- Sire: Mr. Prospector
- Grandsire: Raise a Native
- Dam: File
- Damsire: Tom Rolfe
- Sex: Stallion
- Foaled: May 11, 1985
- Died: May 18, 2020 (aged 35)
- Country: United States
- Colour: Chestnut
- Breeder: Claiborne Farm
- Owner: Claiborne Farm
- Trainer: Woody Stephens
- Record: 19: 11-5-0
- Earnings: $2,726,000

Major wins
- Sanford Stakes (1987) Breeders' Futurity Stakes (1987) Belmont Futurity Stakes (1987) Champagne Stakes (1987) Lafayette Stakes (1988) Fountain of Youth Stakes (1988) Haskell Invitational Handicap (1988) NYRA Mile Handicap (1988) Travers Stakes (1988) American Classic Race placing: Kentucky Derby 2nd (1988)

Awards
- United States Champion 2-Yr-Old Colt (1987)

Honours
- Aiken Thoroughbred Racing Hall of Fame (1988) Grade III Forty Niner Stakes (2023– ) at Aqueduct

= Forty Niner (horse) =

American Thoroughbred racehorse

Forty Niner (11 May 1985 – 18 May 2020) was an American champion thoroughbred racehorse and influential stallion.

==Background==
Forty Niner was sired by Champion sire Mr. Prospector out of the mare File. He was bred and raced by Claiborne Farm.

==Racing career==
Forty Niner was the U.S. Champion colt at age two after major wins in the Champagne Stakes, Belmont Futurity Stakes and Breeders' Futurity Stakes.

Forty Niner was one of the Winterbook betting favorites to win the 1988 Kentucky Derby. Although he drew the disadvantageous post position seventeen in the Derby, with Pat Day riding, he quickly moved into contention early, then dropped back, but came with a strong stretch drive and finished a fast-closing second by a neck to the filly Winning Colors. In the second leg of the U.S. Triple Crown series, the Preakness Stakes, he finished seventh to winner Risen Star after being sent into an early speed duel with Winning Colors.

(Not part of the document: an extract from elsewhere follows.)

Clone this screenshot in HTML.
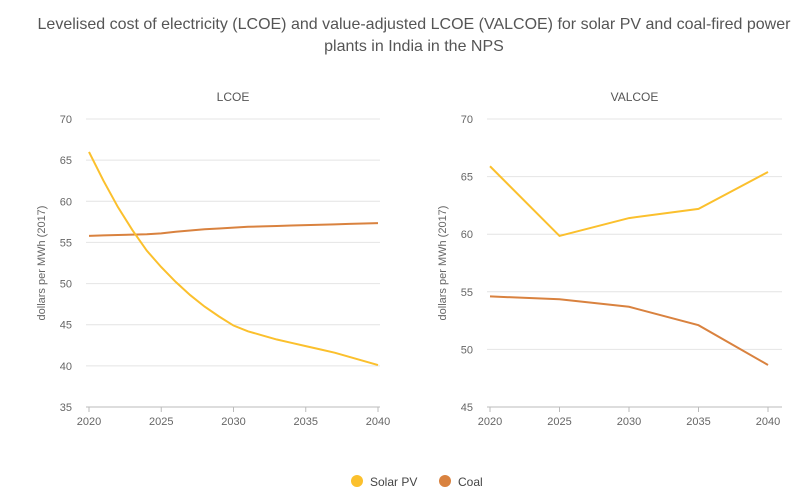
<!DOCTYPE html>
<html><head><meta charset="utf-8"><style>
body{margin:0;background:#fff;font-family:"Liberation Sans",sans-serif;}
svg text{font-family:"Liberation Sans",sans-serif;}
</style></head><body>
<svg id="c" width="807" height="494">
<text x="414" y="29" font-size="16" fill="#555" text-anchor="middle">Levelised cost of electricity (LCOE) and value-adjusted LCOE (VALCOE) for solar PV and coal-fired power</text>
<text x="414" y="51" font-size="16" fill="#555" text-anchor="middle">plants in India in the NPS</text>
<g id="legend">
<circle cx="357" cy="481" r="6" fill="#fbc02d"/>
<text x="370" y="486" font-size="12" fill="#444">Solar PV</text>
<circle cx="445" cy="481" r="6" fill="#d9823f"/>
<text x="458" y="486" font-size="12" fill="#444">Coal</text>
</g>
</svg>
<script>
const lcoeYears=[2020,2021,2022,2023,2024,2025,2026,2027,2028,2029,2030,2031,2032,2033,2034,2035,2036,2037,2038,2039,2040];
const lcoeSolar=[66,62.5,59.3,56.5,54,52,50.2,48.6,47.2,46,44.9,44.2,43.7,43.2,42.8,42.4,42,41.6,41.1,40.6,40.1];
const lcoeCoal=[55.8,55.85,55.9,55.95,56,56.1,56.3,56.45,56.6,56.7,56.8,56.9,56.95,57,57.05,57.1,57.15,57.2,57.25,57.3,57.35];
const valYears=[2020,2025,2030,2035,2040];
const valSolar=[65.9,59.85,61.4,62.2,65.4];
const valCoal=[54.6,54.35,53.7,52.1,48.65];
const lcoeTicks=[35,40,45,50,55,60,65,70];
const valTicks=[45,50,55,60,65,70];
const xTicks=[2020,2025,2030,2035,2040];
const NS='http://www.w3.org/2000/svg';
const svg=document.getElementById('c');
function mk(t,a,p){const e=document.createElementNS(NS,t);for(const k in a)e.setAttribute(k,a[k]);(p||svg).appendChild(e);return e;}
function panel(name,title,x0,x1,gx0,gx1,yTicks,years,solar,coal,ylabX){
  const g=mk('g',{});
  
  
  const ymin=yTicks[0],ymax=yTicks[yTicks.length-1];
  const X=v=>x0+(v-2020)/20*(x1-x0);
  const Y=v=>407-(v-ymin)/(ymax-ymin)*288;
  const t=mk('text',{x:(gx0+gx1)/2,y:101,'font-size':12,fill:'#555','text-anchor':'middle'},g);t.textContent=title;
  
  
  yTicks.forEach(v=>{
    const l=mk('line',{x1:gx0,x2:gx1,y1:Y(v),y2:Y(v),stroke:v===ymin?'#bbb':'#e4e4e4','stroke-width':1},g);
    
    
    const tx=mk('text',{x:gx0-14,y:Y(v)+4,'font-size':11,fill:'#666','text-anchor':'end'},g);tx.textContent=v;
    
    
  });
  xTicks.forEach(v=>{
    const l=mk('line',{x1:X(v),x2:X(v),y1:407,y2:412,stroke:'#bbb'},g);
    
    
    const tx=mk('text',{x:X(v),y:425,'font-size':11,fill:'#666','text-anchor':'middle'},g);tx.textContent=v;
    
    
  });
  const yl=mk('text',{x:ylabX,y:263,'font-size':11,fill:'#666','text-anchor':'middle',transform:`rotate(-90 ${ylabX} 263)`},g);
  yl.textContent='dollars per MWh (2017)';
  
  
  [[coal,'#d9823f','coal'],[solar,'#fbc02d','solar']].forEach(([s,c,n])=>{
    const p=mk('polyline',{points:s.map((v,i)=>X(years[i])+','+Y(v)).join(' '),fill:'none',stroke:c,'stroke-width':2},g);
    
    
  });
}
panel('lcoe','LCOE',89,378,86,380,lcoeTicks,lcoeYears,lcoeSolar,lcoeCoal,45);
panel('valcoe','VALCOE',490,768,487,782,valTicks,valYears,valSolar,valCoal,446);
</script>
</body></html>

Forty Niner did not run in the Belmont Stakes, but in the summer and fall, he won the important Grade 1 Travers Stakes (with Chris McCarron riding) at Saratoga Race Course and Haskell Invitational Handicap (with Laffit Pincay, Jr. aboard) at Monmouth Park over rival Seeking the Gold in both races by a nose. He then finished second to Alysheba in the Woodward Stakes at Belmont Park and won the NYRA Mile Handicap before his fourth-place finish in his final career start in the Breeders' Cup Classic at Churchill Downs to Alysheba.

==Stud record==
Retired to stud duty after the 1988 racing season, Forty Niner notably sired Distorted Humor, Coronado's Quest, Ecton Park, and Belmont Stakes winner Editor's Note. He also sired a half thoroughbred half Paint horse, Fifty. Fifty is a world class Performance horse shown with Dubin farms and currently Sinclair Performance Horses. Forty Niner is also the grandsire of Sharp Humor, 2003 Kentucky Derby winner Funny Cide Japan's Admire Moon, and the Philippines' Hagdang Bato, winner of the 2012 Philippine triple crown. He is the great-grandsire, through Distorted Humor, of 2012 Kentucky Derby winner I'll Have Another.

He was leading freshman sire in 1992 and third leading sire by U.S. earnings in 1996. His son End Sweep gained leading freshman sire honors in 1998. In 2009, grandson Twin Sparks set a new world record for six furlongs on dirt.

Forty Niner was sent to Japan in 1995 and stood at the Shizunai Stallion Station, where he was pensioned in 2007. The most successful of his Japanese offspring included Meiner Select (JBC Sprint), Utopia (Mile Championship Nambu Hai) and Admire Hope (Zen-Nippon Nisai Yushun). He died in Japan on 18 May 2020 due to the infirmities of old age, one week after his 35th birthday.